## begin

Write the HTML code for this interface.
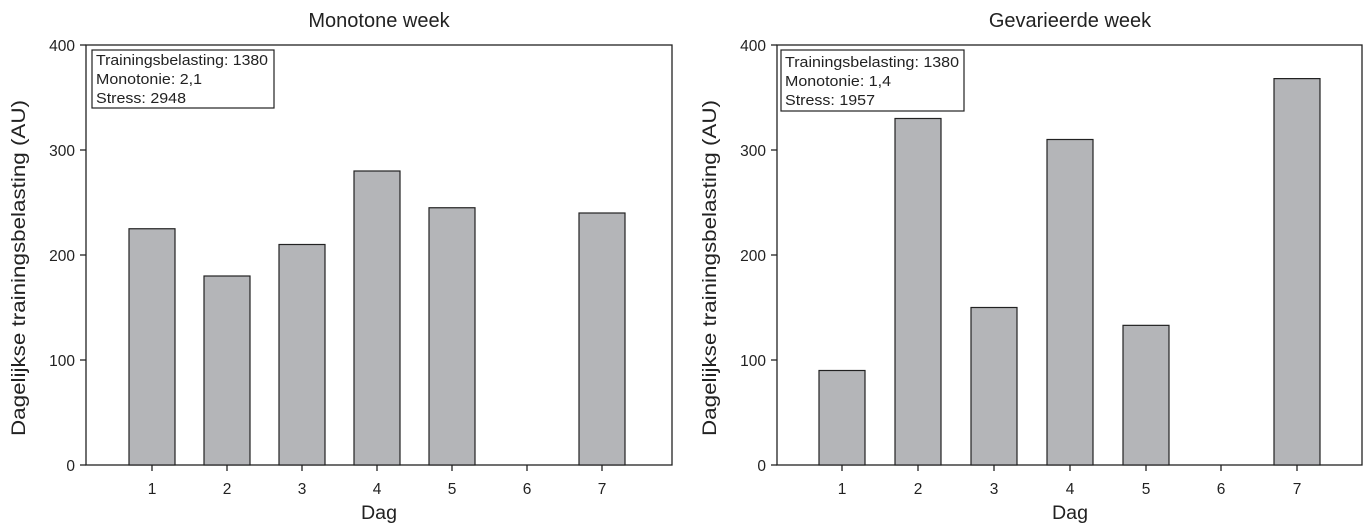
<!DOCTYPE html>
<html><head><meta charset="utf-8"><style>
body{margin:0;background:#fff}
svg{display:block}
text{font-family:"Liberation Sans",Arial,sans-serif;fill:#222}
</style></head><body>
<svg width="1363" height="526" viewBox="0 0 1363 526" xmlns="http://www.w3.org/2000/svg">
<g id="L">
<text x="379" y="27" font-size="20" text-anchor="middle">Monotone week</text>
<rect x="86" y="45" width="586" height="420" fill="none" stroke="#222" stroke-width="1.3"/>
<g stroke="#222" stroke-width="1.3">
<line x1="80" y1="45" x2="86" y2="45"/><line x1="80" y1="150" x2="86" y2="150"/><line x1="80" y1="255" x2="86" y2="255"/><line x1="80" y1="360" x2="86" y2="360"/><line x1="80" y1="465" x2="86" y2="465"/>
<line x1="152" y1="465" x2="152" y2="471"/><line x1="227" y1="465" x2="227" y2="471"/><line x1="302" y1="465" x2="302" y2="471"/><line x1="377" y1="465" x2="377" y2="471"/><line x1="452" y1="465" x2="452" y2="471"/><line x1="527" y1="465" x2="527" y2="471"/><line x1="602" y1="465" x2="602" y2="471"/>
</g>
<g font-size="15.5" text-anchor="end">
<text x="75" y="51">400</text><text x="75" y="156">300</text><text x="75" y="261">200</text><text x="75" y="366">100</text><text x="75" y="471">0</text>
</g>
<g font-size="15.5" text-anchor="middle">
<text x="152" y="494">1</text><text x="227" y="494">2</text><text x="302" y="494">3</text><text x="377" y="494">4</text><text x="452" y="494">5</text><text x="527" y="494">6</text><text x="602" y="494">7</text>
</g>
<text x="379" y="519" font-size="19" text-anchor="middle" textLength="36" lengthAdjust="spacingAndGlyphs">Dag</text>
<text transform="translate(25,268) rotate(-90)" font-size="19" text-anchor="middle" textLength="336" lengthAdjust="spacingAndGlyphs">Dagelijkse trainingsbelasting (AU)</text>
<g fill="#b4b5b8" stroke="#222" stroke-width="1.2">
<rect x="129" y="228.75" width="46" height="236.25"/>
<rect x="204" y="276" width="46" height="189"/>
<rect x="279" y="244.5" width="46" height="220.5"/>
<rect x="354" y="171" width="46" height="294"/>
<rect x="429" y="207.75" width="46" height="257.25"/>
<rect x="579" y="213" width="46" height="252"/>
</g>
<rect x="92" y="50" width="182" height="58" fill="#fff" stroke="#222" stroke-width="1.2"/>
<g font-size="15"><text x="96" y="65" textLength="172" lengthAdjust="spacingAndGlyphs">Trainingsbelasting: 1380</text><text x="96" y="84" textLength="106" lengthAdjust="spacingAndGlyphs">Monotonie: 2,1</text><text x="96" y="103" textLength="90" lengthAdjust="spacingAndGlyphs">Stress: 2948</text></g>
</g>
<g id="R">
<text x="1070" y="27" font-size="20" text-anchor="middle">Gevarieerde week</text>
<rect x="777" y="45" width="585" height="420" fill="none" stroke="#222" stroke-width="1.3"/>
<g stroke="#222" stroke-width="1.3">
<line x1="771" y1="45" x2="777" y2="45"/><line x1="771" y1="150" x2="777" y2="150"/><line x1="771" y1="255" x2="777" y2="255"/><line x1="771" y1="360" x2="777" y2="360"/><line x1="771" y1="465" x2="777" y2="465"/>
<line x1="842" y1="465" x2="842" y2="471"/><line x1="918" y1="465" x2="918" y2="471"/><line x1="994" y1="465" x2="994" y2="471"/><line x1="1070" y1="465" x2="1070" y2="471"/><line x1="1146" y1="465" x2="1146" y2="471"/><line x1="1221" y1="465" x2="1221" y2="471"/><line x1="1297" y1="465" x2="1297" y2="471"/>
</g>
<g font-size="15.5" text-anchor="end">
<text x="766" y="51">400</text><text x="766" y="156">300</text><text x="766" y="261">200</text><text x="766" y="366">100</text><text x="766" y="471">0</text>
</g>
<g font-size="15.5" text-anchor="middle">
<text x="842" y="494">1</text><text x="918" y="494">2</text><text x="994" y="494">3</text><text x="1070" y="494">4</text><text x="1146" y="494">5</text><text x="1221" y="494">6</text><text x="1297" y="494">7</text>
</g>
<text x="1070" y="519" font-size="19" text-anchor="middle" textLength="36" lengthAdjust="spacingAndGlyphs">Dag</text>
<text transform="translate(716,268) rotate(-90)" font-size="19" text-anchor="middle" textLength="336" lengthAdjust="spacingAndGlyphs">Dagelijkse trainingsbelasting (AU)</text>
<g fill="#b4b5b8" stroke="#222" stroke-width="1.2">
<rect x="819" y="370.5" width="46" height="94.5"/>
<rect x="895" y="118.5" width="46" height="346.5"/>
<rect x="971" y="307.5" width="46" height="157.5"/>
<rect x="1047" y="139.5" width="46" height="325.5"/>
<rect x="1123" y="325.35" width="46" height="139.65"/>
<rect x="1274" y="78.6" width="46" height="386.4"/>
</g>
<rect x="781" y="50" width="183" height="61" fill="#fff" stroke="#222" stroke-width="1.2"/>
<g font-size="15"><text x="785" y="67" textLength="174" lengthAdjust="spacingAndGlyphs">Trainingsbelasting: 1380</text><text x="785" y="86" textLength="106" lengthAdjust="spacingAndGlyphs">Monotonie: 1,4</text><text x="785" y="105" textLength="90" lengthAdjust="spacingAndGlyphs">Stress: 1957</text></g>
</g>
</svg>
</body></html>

## end

▶ **What to do**: Quote the data above in full and without alteration; skip the pictures.

▶ **Expected output**:
Write the HTML code for this interface.
<!DOCTYPE html>
<html><head><meta charset="utf-8"><style>
body{margin:0;background:#fff}
svg{display:block}
text{font-family:"Liberation Sans",Arial,sans-serif;fill:#222}
</style></head><body>
<svg width="1363" height="526" viewBox="0 0 1363 526" xmlns="http://www.w3.org/2000/svg">
<g id="L">
<text x="379" y="27" font-size="20" text-anchor="middle">Monotone week</text>
<rect x="86" y="45" width="586" height="420" fill="none" stroke="#222" stroke-width="1.3"/>
<g stroke="#222" stroke-width="1.3">
<line x1="80" y1="45" x2="86" y2="45"/><line x1="80" y1="150" x2="86" y2="150"/><line x1="80" y1="255" x2="86" y2="255"/><line x1="80" y1="360" x2="86" y2="360"/><line x1="80" y1="465" x2="86" y2="465"/>
<line x1="152" y1="465" x2="152" y2="471"/><line x1="227" y1="465" x2="227" y2="471"/><line x1="302" y1="465" x2="302" y2="471"/><line x1="377" y1="465" x2="377" y2="471"/><line x1="452" y1="465" x2="452" y2="471"/><line x1="527" y1="465" x2="527" y2="471"/><line x1="602" y1="465" x2="602" y2="471"/>
</g>
<g font-size="15.5" text-anchor="end">
<text x="75" y="51">400</text><text x="75" y="156">300</text><text x="75" y="261">200</text><text x="75" y="366">100</text><text x="75" y="471">0</text>
</g>
<g font-size="15.5" text-anchor="middle">
<text x="152" y="494">1</text><text x="227" y="494">2</text><text x="302" y="494">3</text><text x="377" y="494">4</text><text x="452" y="494">5</text><text x="527" y="494">6</text><text x="602" y="494">7</text>
</g>
<text x="379" y="519" font-size="19" text-anchor="middle" textLength="36" lengthAdjust="spacingAndGlyphs">Dag</text>
<text transform="translate(25,268) rotate(-90)" font-size="19" text-anchor="middle" textLength="336" lengthAdjust="spacingAndGlyphs">Dagelijkse trainingsbelasting (AU)</text>
<g fill="#b4b5b8" stroke="#222" stroke-width="1.2">
<rect x="129" y="228.75" width="46" height="236.25"/>
<rect x="204" y="276" width="46" height="189"/>
<rect x="279" y="244.5" width="46" height="220.5"/>
<rect x="354" y="171" width="46" height="294"/>
<rect x="429" y="207.75" width="46" height="257.25"/>
<rect x="579" y="213" width="46" height="252"/>
</g>
<rect x="92" y="50" width="182" height="58" fill="#fff" stroke="#222" stroke-width="1.2"/>
<g font-size="15"><text x="96" y="65" textLength="172" lengthAdjust="spacingAndGlyphs">Trainingsbelasting: 1380</text><text x="96" y="84" textLength="106" lengthAdjust="spacingAndGlyphs">Monotonie: 2,1</text><text x="96" y="103" textLength="90" lengthAdjust="spacingAndGlyphs">Stress: 2948</text></g>
</g>
<g id="R">
<text x="1070" y="27" font-size="20" text-anchor="middle">Gevarieerde week</text>
<rect x="777" y="45" width="585" height="420" fill="none" stroke="#222" stroke-width="1.3"/>
<g stroke="#222" stroke-width="1.3">
<line x1="771" y1="45" x2="777" y2="45"/><line x1="771" y1="150" x2="777" y2="150"/><line x1="771" y1="255" x2="777" y2="255"/><line x1="771" y1="360" x2="777" y2="360"/><line x1="771" y1="465" x2="777" y2="465"/>
<line x1="842" y1="465" x2="842" y2="471"/><line x1="918" y1="465" x2="918" y2="471"/><line x1="994" y1="465" x2="994" y2="471"/><line x1="1070" y1="465" x2="1070" y2="471"/><line x1="1146" y1="465" x2="1146" y2="471"/><line x1="1221" y1="465" x2="1221" y2="471"/><line x1="1297" y1="465" x2="1297" y2="471"/>
</g>
<g font-size="15.5" text-anchor="end">
<text x="766" y="51">400</text><text x="766" y="156">300</text><text x="766" y="261">200</text><text x="766" y="366">100</text><text x="766" y="471">0</text>
</g>
<g font-size="15.5" text-anchor="middle">
<text x="842" y="494">1</text><text x="918" y="494">2</text><text x="994" y="494">3</text><text x="1070" y="494">4</text><text x="1146" y="494">5</text><text x="1221" y="494">6</text><text x="1297" y="494">7</text>
</g>
<text x="1070" y="519" font-size="19" text-anchor="middle" textLength="36" lengthAdjust="spacingAndGlyphs">Dag</text>
<text transform="translate(716,268) rotate(-90)" font-size="19" text-anchor="middle" textLength="336" lengthAdjust="spacingAndGlyphs">Dagelijkse trainingsbelasting (AU)</text>
<g fill="#b4b5b8" stroke="#222" stroke-width="1.2">
<rect x="819" y="370.5" width="46" height="94.5"/>
<rect x="895" y="118.5" width="46" height="346.5"/>
<rect x="971" y="307.5" width="46" height="157.5"/>
<rect x="1047" y="139.5" width="46" height="325.5"/>
<rect x="1123" y="325.35" width="46" height="139.65"/>
<rect x="1274" y="78.6" width="46" height="386.4"/>
</g>
<rect x="781" y="50" width="183" height="61" fill="#fff" stroke="#222" stroke-width="1.2"/>
<g font-size="15"><text x="785" y="67" textLength="174" lengthAdjust="spacingAndGlyphs">Trainingsbelasting: 1380</text><text x="785" y="86" textLength="106" lengthAdjust="spacingAndGlyphs">Monotonie: 1,4</text><text x="785" y="105" textLength="90" lengthAdjust="spacingAndGlyphs">Stress: 1957</text></g>
</g>
</svg>
</body></html>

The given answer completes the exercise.